Reproduce the listing below in full and without alteration, apart from its pictures.

--- START OF SUPPLIED MATERIAL ---

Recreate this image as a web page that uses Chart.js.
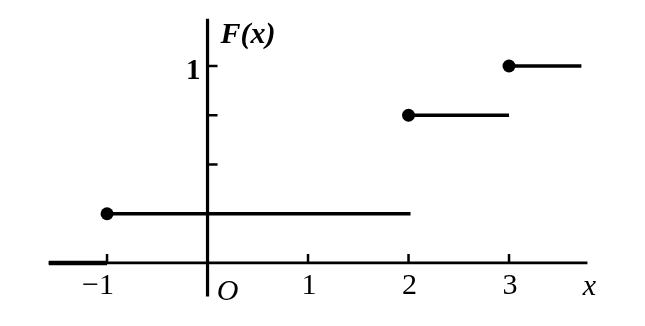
<!DOCTYPE html>
<html>
<head>
<meta charset="utf-8">
<script src="https://cdn.jsdelivr.net/npm/chart.js@4"></script>
<style>
html,body{margin:0;padding:0;background:#fff;}
#wrap{width:645px;height:326px;position:relative;}
.warm{position:absolute;left:-9999px;top:0;font-family:"Liberation Serif";}
</style>
</head>
<body>
<div class="warm">1 <i>x</i> <b><i>F(x)</i></b> <b>1</b></div>
<div id="wrap"><canvas id="c" width="645" height="326"></canvas></div>
<script>
// Step function F(x)
const stepStarts = [-1, 2, 3];
const stepEnds = [2.02, 3.0, 3.72];
const stepValues = [0.25, 0.75, 1];
const zeroSegment = [-1.58, -1];      // F(x)=0 part drawn on the axis
const xAxisRange = [-1.58, 3.78];
const yAxisRange = [-0.17, 1.24];
const xTickValues = [-1, 1, 2, 3];
const xTickLabels = ['\u22121', '1', '2', '3'];
const yTickValues = [0.25, 0.5, 0.75, 1];
const yTickLabels = ['', '', '', '1'];

const SERIF = '"Liberation Serif", "Times New Roman", Times, serif';

const datasets = [];
stepStarts.forEach((s, i) => {
  datasets.push({
    data: [{x: s, y: stepValues[i]}, {x: stepEnds[i], y: stepValues[i]}],
    showLine: true,
    borderColor: '#000',
    borderWidth: 3.5,
    pointRadius: [6.5, 0],
    pointBackgroundColor: '#000',
    pointBorderWidth: 0
  });
});
datasets.push({
  data: [{x: zeroSegment[0], y: 0}, {x: zeroSegment[1], y: 0}],
  showLine: true, borderColor: '#000', borderWidth: 4.5, pointRadius: 0
});

const axesPlugin = {
  id: 'axesPlugin',
  beforeDatasetsDraw(chart) {
    const ctx = chart.ctx, xs = chart.scales.x, ys = chart.scales.y;
    const x0 = xs.getPixelForValue(0), y0 = ys.getPixelForValue(0);
    ctx.save();
    ctx.strokeStyle = '#000';
    ctx.lineCap = 'butt';
    // x axis
    ctx.lineWidth = 2.8;
    ctx.beginPath();
    ctx.moveTo(xs.getPixelForValue(xAxisRange[0]), y0);
    ctx.lineTo(xs.getPixelForValue(xAxisRange[1]), y0);
    ctx.stroke();
    // y axis
    ctx.lineWidth = 3.2;
    ctx.beginPath();
    ctx.moveTo(x0, ys.getPixelForValue(yAxisRange[0]));
    ctx.lineTo(x0, ys.getPixelForValue(yAxisRange[1]));
    ctx.stroke();
    // x ticks (upward)
    ctx.lineWidth = 2.5;
    xTickValues.forEach(v => {
      const px = xs.getPixelForValue(v);
      ctx.beginPath(); ctx.moveTo(px, y0); ctx.lineTo(px, y0 - 9); ctx.stroke();
    });
    // y ticks (rightward)
    yTickValues.forEach(v => {
      const py = ys.getPixelForValue(v);
      ctx.beginPath(); ctx.moveTo(x0, py); ctx.lineTo(x0 + 10, py); ctx.stroke();
    });
    // labels
    ctx.fillStyle = '#000';
    ctx.font = '30px ' + SERIF;
    ctx.textAlign = 'center';
    ctx.textBaseline = 'alphabetic';
    xTickValues.forEach((v, i) => {
      let px = xs.getPixelForValue(v) + 1;
      if (v < 0) px -= 10;
      ctx.fillText(xTickLabels[i], px, y0 + 31);
    });
    ctx.textAlign = 'right';
    yTickValues.forEach((v, i) => {
      if (!yTickLabels[i]) return;
      ctx.font = 'bold 29px ' + SERIF;
      ctx.fillText(yTickLabels[i], x0 - 7, ys.getPixelForValue(v) + 13);
    });
    ctx.textAlign = 'center';
    ctx.font = 'italic 30px ' + SERIF;
    ctx.fillText('O', x0 + 20, y0 + 37);
    ctx.fillText('x', xs.getPixelForValue(3.8), y0 + 32);
    ctx.textAlign = 'left';
    ctx.font = 'bold italic 30px ' + SERIF;
    ctx.fillText('F(x)', x0 + 13, 43);
    ctx.restore();
  }
};

function draw() {
  new Chart(document.getElementById('c'), {
    type: 'scatter',
    data: {datasets},
    options: {
      responsive: false,
      animation: false,
      layout: {padding: 0, autoPadding: false},
      plugins: {legend: {display: false}, tooltip: {enabled: false}},
      scales: {
        x: {type: 'linear', display: false, min: -2.065, max: 4.353},
        y: {type: 'linear', display: false, min: -0.320, max: 1.335}
      }
    },
    plugins: [axesPlugin]
  });
}
const loads = ['30px ', 'italic 30px ', 'bold 29px ', 'bold italic 30px '].map(f =>
  document.fonts.load(f + '"Liberation Serif"', '1xFO').catch(() => null));
Promise.all(loads).then(draw, draw);
</script>
</body>
</html>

--- END OF SUPPLIED MATERIAL ---

SOLUTION TO THIS PROBLEM:
Recreate this image as a web page that uses Chart.js.
<!DOCTYPE html>
<html>
<head>
<meta charset="utf-8">
<script src="https://cdn.jsdelivr.net/npm/chart.js@4"></script>
<style>
html,body{margin:0;padding:0;background:#fff;}
#wrap{width:645px;height:326px;position:relative;}
.warm{position:absolute;left:-9999px;top:0;font-family:"Liberation Serif";}
</style>
</head>
<body>
<div class="warm">1 <i>x</i> <b><i>F(x)</i></b> <b>1</b></div>
<div id="wrap"><canvas id="c" width="645" height="326"></canvas></div>
<script>
// Step function F(x)
const stepStarts = [-1, 2, 3];
const stepEnds = [2.02, 3.0, 3.72];
const stepValues = [0.25, 0.75, 1];
const zeroSegment = [-1.58, -1];      // F(x)=0 part drawn on the axis
const xAxisRange = [-1.58, 3.78];
const yAxisRange = [-0.17, 1.24];
const xTickValues = [-1, 1, 2, 3];
const xTickLabels = ['\u22121', '1', '2', '3'];
const yTickValues = [0.25, 0.5, 0.75, 1];
const yTickLabels = ['', '', '', '1'];

const SERIF = '"Liberation Serif", "Times New Roman", Times, serif';

const datasets = [];
stepStarts.forEach((s, i) => {
  datasets.push({
    data: [{x: s, y: stepValues[i]}, {x: stepEnds[i], y: stepValues[i]}],
    showLine: true,
    borderColor: '#000',
    borderWidth: 3.5,
    pointRadius: [6.5, 0],
    pointBackgroundColor: '#000',
    pointBorderWidth: 0
  });
});
datasets.push({
  data: [{x: zeroSegment[0], y: 0}, {x: zeroSegment[1], y: 0}],
  showLine: true, borderColor: '#000', borderWidth: 4.5, pointRadius: 0
});

const axesPlugin = {
  id: 'axesPlugin',
  beforeDatasetsDraw(chart) {
    const ctx = chart.ctx, xs = chart.scales.x, ys = chart.scales.y;
    const x0 = xs.getPixelForValue(0), y0 = ys.getPixelForValue(0);
    ctx.save();
    ctx.strokeStyle = '#000';
    ctx.lineCap = 'butt';
    // x axis
    ctx.lineWidth = 2.8;
    ctx.beginPath();
    ctx.moveTo(xs.getPixelForValue(xAxisRange[0]), y0);
    ctx.lineTo(xs.getPixelForValue(xAxisRange[1]), y0);
    ctx.stroke();
    // y axis
    ctx.lineWidth = 3.2;
    ctx.beginPath();
    ctx.moveTo(x0, ys.getPixelForValue(yAxisRange[0]));
    ctx.lineTo(x0, ys.getPixelForValue(yAxisRange[1]));
    ctx.stroke();
    // x ticks (upward)
    ctx.lineWidth = 2.5;
    xTickValues.forEach(v => {
      const px = xs.getPixelForValue(v);
      ctx.beginPath(); ctx.moveTo(px, y0); ctx.lineTo(px, y0 - 9); ctx.stroke();
    });
    // y ticks (rightward)
    yTickValues.forEach(v => {
      const py = ys.getPixelForValue(v);
      ctx.beginPath(); ctx.moveTo(x0, py); ctx.lineTo(x0 + 10, py); ctx.stroke();
    });
    // labels
    ctx.fillStyle = '#000';
    ctx.font = '30px ' + SERIF;
    ctx.textAlign = 'center';
    ctx.textBaseline = 'alphabetic';
    xTickValues.forEach((v, i) => {
      let px = xs.getPixelForValue(v) + 1;
      if (v < 0) px -= 10;
      ctx.fillText(xTickLabels[i], px, y0 + 31);
    });
    ctx.textAlign = 'right';
    yTickValues.forEach((v, i) => {
      if (!yTickLabels[i]) return;
      ctx.font = 'bold 29px ' + SERIF;
      ctx.fillText(yTickLabels[i], x0 - 7, ys.getPixelForValue(v) + 13);
    });
    ctx.textAlign = 'center';
    ctx.font = 'italic 30px ' + SERIF;
    ctx.fillText('O', x0 + 20, y0 + 37);
    ctx.fillText('x', xs.getPixelForValue(3.8), y0 + 32);
    ctx.textAlign = 'left';
    ctx.font = 'bold italic 30px ' + SERIF;
    ctx.fillText('F(x)', x0 + 13, 43);
    ctx.restore();
  }
};

function draw() {
  new Chart(document.getElementById('c'), {
    type: 'scatter',
    data: {datasets},
    options: {
      responsive: false,
      animation: false,
      layout: {padding: 0, autoPadding: false},
      plugins: {legend: {display: false}, tooltip: {enabled: false}},
      scales: {
        x: {type: 'linear', display: false, min: -2.065, max: 4.353},
        y: {type: 'linear', display: false, min: -0.320, max: 1.335}
      }
    },
    plugins: [axesPlugin]
  });
}
const loads = ['30px ', 'italic 30px ', 'bold 29px ', 'bold italic 30px '].map(f =>
  document.fonts.load(f + '"Liberation Serif"', '1xFO').catch(() => null));
Promise.all(loads).then(draw, draw);
</script>
</body>
</html>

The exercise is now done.